TECHNICAL SPECIFICATIONS
For engineering and procurement decisions, comprehensive technical data provides the critical foundation for material selection and design optimization. The following section consolidates the essential physical, mechanical, and chemical properties for both 6061-T651 and 7075-T651 aluminum alloys, offering a clear comparison of their technical characteristics. This data represents typical values from industry standards and manufacturer specifications, with actual properties potentially varying slightly based on specific production lots and processing parameters.
Table: Comprehensive Technical Specifications for T651 Aluminum Alloys
| Parameter | 6061-T651 | 7075-T651 |
|---|---|---|
| Mechanical Properties | ||
| Tensile Strength (MPa) | 280-310 | 524-572 |
| Yield Strength (MPa) | 240-290 | 455-503 |
| Elongation (%) | 8-11 | 6-11 |
| Hardness (HB) | ≥95 | ~150 |
| Elastic Modulus (GPa) | 69 | 71 |
| Physical Properties | ||
| Density (g/cm³) | 2.70-2.80 | 2.81-2.85 |
| Thermal Conductivity (W/m·K) | 130-167 | 130 |
| Thermal Expansion Coefficient (μm/m·K) | 13.1-23.6 | 23.6 |
| Electrical Conductivity (% IACS) | 43 | 33 |
| Primary Chemical Composition | ||
| Magnesium (Mg) | 0.8-1.2% | 2.1-2.9% |
| Silicon (Si) | 0.4-0.8% | ≤0.4% |
| Copper (Cu) | 0.15-0.4% | 1.2-2.0% |
| Zinc (Zn) | ≤0.25% | 5.1-6.1% |
| Machining Guidelines | ||
| Suggested Surface Speed | Medium to High | Medium |
| Chip Formation | Continuous, easily broken | Small, easily broken chips |
| Surface Finish | Excellent, can achieve mirror finish | Very good, can achieve Ra 0.8 |
The comprehensive technical data reveals the fundamental trade-offs in material selection between these two high-performance aluminum alloys. 6061-T651 provides superior thermal and electrical conductivity, making it particularly suitable for applications requiring heat dissipation or electrical transmission, while its lower thermal expansion coefficient offers advantages in applications with tight dimensional stability requirements across temperature variations. Conversely, 7075-T651 delivers significantly higher static strength properties, with tensile and yield strength approximately 80-90% higher than 6061-T651, albeit with reduced elongation and electrical conductivity. For designers, this data enables informed decisions based on the specific performance requirements of each application, whether prioritizing static strength (7075-T651), corrosion resistance and weldability (6061-T651), or optimal thermal management (6061-T651).

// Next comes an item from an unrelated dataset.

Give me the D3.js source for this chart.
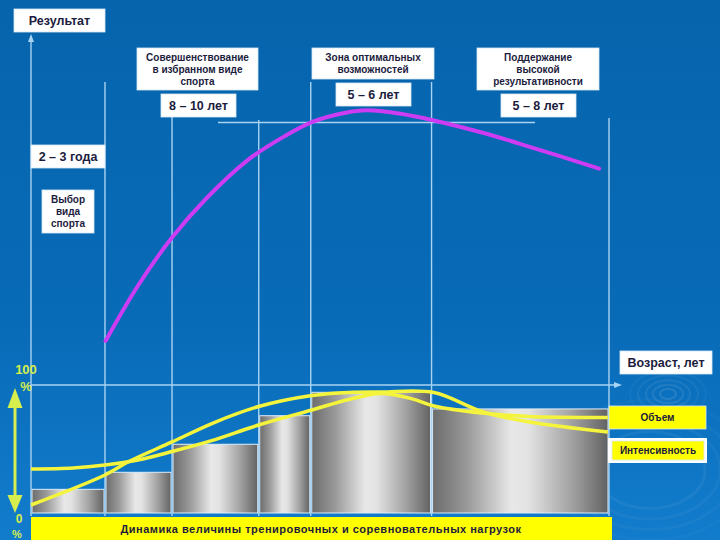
<!DOCTYPE html>
<html><head><meta charset="utf-8">
<script src="https://cdn.jsdelivr.net/npm/d3@7"></script>
<style>html,body{margin:0;padding:0;background:#0a68b0;}svg{display:block;}</style>
</head><body>
<script>
// ---------- DATA ----------
const stageBounds = [0, 12.8, 24.4, 39.4, 48.4, 69.3, 100];      // age axis, stage boundaries
const loadBars    = [18.5, 31.8, 53.7, 76, 94.3, 81.3];           // % load per stage
const resultX     = [12.9, 18.5, 24.4, 30.4, 37.5, 43.9, 48.6, 54.2, 58.1, 63.7, 69.7, 78, 86, 98.3];
const resultY     = [16, 36.1, 53.6, 68, 81.8, 90.5, 95.6, 98.9, 99.9, 98.7, 96.2, 91.8, 86.8, 78.7];
const volumeX     = [0, 7.3, 12.8, 18.5, 24.4, 31.1, 39.4, 48.6, 55, 60.6, 66.1, 69.7, 78, 86, 99.8];
const volumeY     = [34.4, 35.2, 37.5, 41.4, 48, 56.3, 68.75, 80.5, 88.7, 93.4, 89, 83.6, 78.1, 75.4, 74.6];
const intensX     = [0, 12.8, 17.1, 24.4, 31.5, 39.4, 48.6, 55, 60.6, 69.7, 78, 86, 99.8];
const intensY     = [6.25, 29.7, 40.6, 55.5, 70.3, 83.2, 91.8, 94.2, 94.5, 94.1, 79.3, 71.3, 63.3];
const stageTitles = [["Совершенствование","в избранном виде","спорта"],["Зона оптимальных","возможностей"],["Поддержание","высокой","результативности"]];
const stageYears  = ["8 – 10 лет","5 – 6 лет","5 – 8 лет"];
const firstStage  = ["2 – 3 года", ["Выбор","вида","спорта"]];
const legendNames = ["Объем","Интенсивность"];
const axisTitles  = ["Результат","Возраст, лет","Динамика величины тренировочных и соревновательных нагрузок"];
const pctLabels   = [["100","%"],["0","%"]];

// ---------- SETUP ----------
const W = 720, H = 540;
const svg = d3.select("body").append("svg").attr("width", W).attr("height", H);
const defs = svg.append("defs");
const FONT = "'Liberation Sans', Arial, sans-serif";
const TXT = "#1c1c3e";

const bg = defs.append("linearGradient").attr("id","bg").attr("x1",0).attr("y1",0).attr("x2",0).attr("y2",1);
bg.append("stop").attr("offset","0").attr("stop-color","#0664ac");
bg.append("stop").attr("offset","0.6").attr("stop-color","#086bb8");
bg.append("stop").attr("offset","1").attr("stop-color","#127ccc");
svg.append("rect").attr("width",W).attr("height",H).attr("fill","url(#bg)");

const barG = defs.append("linearGradient").attr("id","barG").attr("x1",0).attr("y1",0).attr("x2",1).attr("y2",0);
[["0","#6c6c6c"],["0.2","#9a9a9a"],["0.45","#e8e8e8"],["0.55","#e2e2e2"],["0.8","#a0a0a0"],["1","#626262"]]
  .forEach(s=>barG.append("stop").attr("offset",s[0]).attr("stop-color",s[1]));

// ripples decoration
const rip = svg.append("g").attr("fill","none").attr("stroke","#ffffff");
[8,15,22,30,38].forEach((r,i)=>rip.append("ellipse").attr("cx",668).attr("cy",394).attr("rx",r).attr("ry",r*0.62).attr("stroke-opacity",0.11-i*0.018).attr("stroke-width",2));
[55,70,85,100].forEach((r,i)=>rip.append("ellipse").attr("cx",650).attr("cy",470).attr("rx",r).attr("ry",r*0.7).attr("stroke-opacity",0.055-i*0.01).attr("stroke-width",3));

// ---------- SCALES ----------
const x = d3.scaleLinear().domain([0,100]).range([31,609]);
const yRes = d3.scaleLinear().domain([0,100]).range([385,110]);
const yLoad = d3.scaleLinear().domain([0,100]).range([513,385]);

// ---------- BARS ----------
svg.append("g").selectAll("rect").data(loadBars).join("rect")
  .attr("x",(d,i)=>x(stageBounds[i])+1)
  .attr("width",(d,i)=>x(stageBounds[i+1])-x(stageBounds[i])-2)
  .attr("y",d=>yLoad(d))
  .attr("height",d=>yLoad(0)-yLoad(d))
  .attr("fill","url(#barG)")
  .attr("stroke","#dfeefa").attr("stroke-width",1);

// ---------- GRID / AXES ----------
const LINE = "#a9d3f2";
const gl = svg.append("g").attr("stroke",LINE).attr("stroke-width",1.4);
const lineTops = [36, 82, 115, 120, 82, 82, 118];
stageBounds.forEach((b,i)=>gl.append("line").attr("x1",x(b)).attr("x2",x(b)).attr("y1",lineTops[i]).attr("y2",516));
gl.append("line").attr("x1",x(0)).attr("x2",616).attr("y1",yRes(0)).attr("y2",yRes(0));
gl.append("line").attr("x1",218).attr("x2",535).attr("y1",122.5).attr("y2",122.5);
svg.append("path").attr("d",`M${x(0)-3},42 L${x(0)},34 L${x(0)+3},42 Z`).attr("fill",LINE);
svg.append("path").attr("d",`M614,${yRes(0)-3} L622,${yRes(0)} L614,${yRes(0)+3} Z`).attr("fill",LINE);

// ---------- CURVES ----------
const lineGen = d3.line().curve(d3.curveCatmullRom.alpha(0.5));
svg.append("path").attr("d",lineGen(resultX.map((v,i)=>[x(v),yRes(resultY[i])])))
  .attr("fill","none").attr("stroke","#cc3cf2").attr("stroke-width",4).attr("stroke-linecap","round");
svg.append("path").attr("d",lineGen(volumeX.map((v,i)=>[x(v),yLoad(volumeY[i])])))
  .attr("fill","none").attr("stroke","#f4f43c").attr("stroke-width",3.5);
svg.append("path").attr("d",lineGen(intensX.map((v,i)=>[x(v),yLoad(intensY[i])])))
  .attr("fill","none").attr("stroke","#f4f43c").attr("stroke-width",3.5);

// ---------- LABEL BOXES ----------
function box(x0,y0,w,h,lines,size,cy,lh,fill){
  svg.append("rect").attr("x",x0).attr("y",y0).attr("width",w).attr("height",h)
    .attr("fill",fill||"#ffffff").attr("stroke","#d8e8f4").attr("stroke-width",0.8);
  const n = lines.length;
  lines.forEach((t,i)=>svg.append("text").attr("x",x0+w/2).attr("y",cy+(i-(n-1)/2)*lh)
    .attr("text-anchor","middle").attr("dominant-baseline","central")
    .attr("font-family",FONT).attr("font-weight","bold").attr("font-size",size).attr("fill",TXT).text(t));
}
box(14,9,91,23,[axisTitles[0]],12.5,20.5,0);
box(137,48,121,42,stageTitles[0],10,69,12);
box(312,48,122,31,stageTitles[1],10,63.5,12);
box(477,48,122,42,stageTitles[2],10,69,12);
box(161,94,75,23,[stageYears[0]],12.5,105.5,0);
box(336,83,75,23,[stageYears[1]],12.5,94.5,0);
box(501,94,75,23,[stageYears[2]],12.5,105.5,0);
box(31,145,74,23,[firstStage[0]],12.5,156.5,0);
box(42,190,52,43,firstStage[1],10,211.5,11.7);
box(620,351,92,23,[axisTitles[1]],12.5,362.5,0);

// legend
box(609,406,97,23,[legendNames[0]],10,417,0,"#ffff00");
svg.append("rect").attr("x",608).attr("y",438).attr("width",99).attr("height",25).attr("fill","#ffffff");
box(612,441,92,19,[legendNames[1]],10,450.5,0,"#ffff00");

// bottom band
svg.append("rect").attr("x",31).attr("y",517).attr("width",581).attr("height",23).attr("fill","#ffff00");
svg.append("text").attr("x",321).attr("y",528.5).attr("text-anchor","middle").attr("dominant-baseline","central")
  .attr("font-family",FONT).attr("font-weight","bold").attr("font-size",11).attr("letter-spacing",0.5)
  .attr("fill",TXT).text(axisTitles[2]);

// percent labels + double arrow
const YG = "#d6ee4e";
const pl = svg.append("g").attr("font-family",FONT).attr("font-weight","bold").attr("font-size",13).attr("fill",YG).attr("text-anchor","middle").attr("dominant-baseline","central");
pl.append("text").attr("x",26).attr("y",369).text(pctLabels[0][0]);
pl.append("text").attr("x",26).attr("y",386).text(pctLabels[0][1]);
pl.append("text").attr("x",19).attr("y",519).attr("font-size",12).text(pctLabels[1][0]);
pl.append("text").attr("x",17).attr("y",533.5).attr("font-size",11).text(pctLabels[1][1]);
svg.append("line").attr("x1",15).attr("x2",15).attr("y1",405).attr("y2",498).attr("stroke",YG).attr("stroke-width",3);
svg.append("path").attr("d","M15,388 L22.5,408 L7.5,408 Z").attr("fill",YG);
svg.append("path").attr("d","M15,513 L22.5,495 L7.5,495 Z").attr("fill",YG);
</script>
</body></html>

When designing with T651 aluminum alloys, consider that 6061-T651 typically complies with standards such as AMS-QQ-A-200/8 and GB/T 3191, while 7075-T651 generally meets ASTM B221 and related aerospace material specifications. For optimal machining results with 7075-T651, industry recommendations include using carbide or PCD tools, spindle speeds of 2000-3000 RPM for milling operations, and appropriate coolant application to achieve the specified surface finishes while maintaining tool life. For both materials, the exceptional stability of the T651 temper ensures that complex geometries with tight tolerances can be maintained reliably in production environments.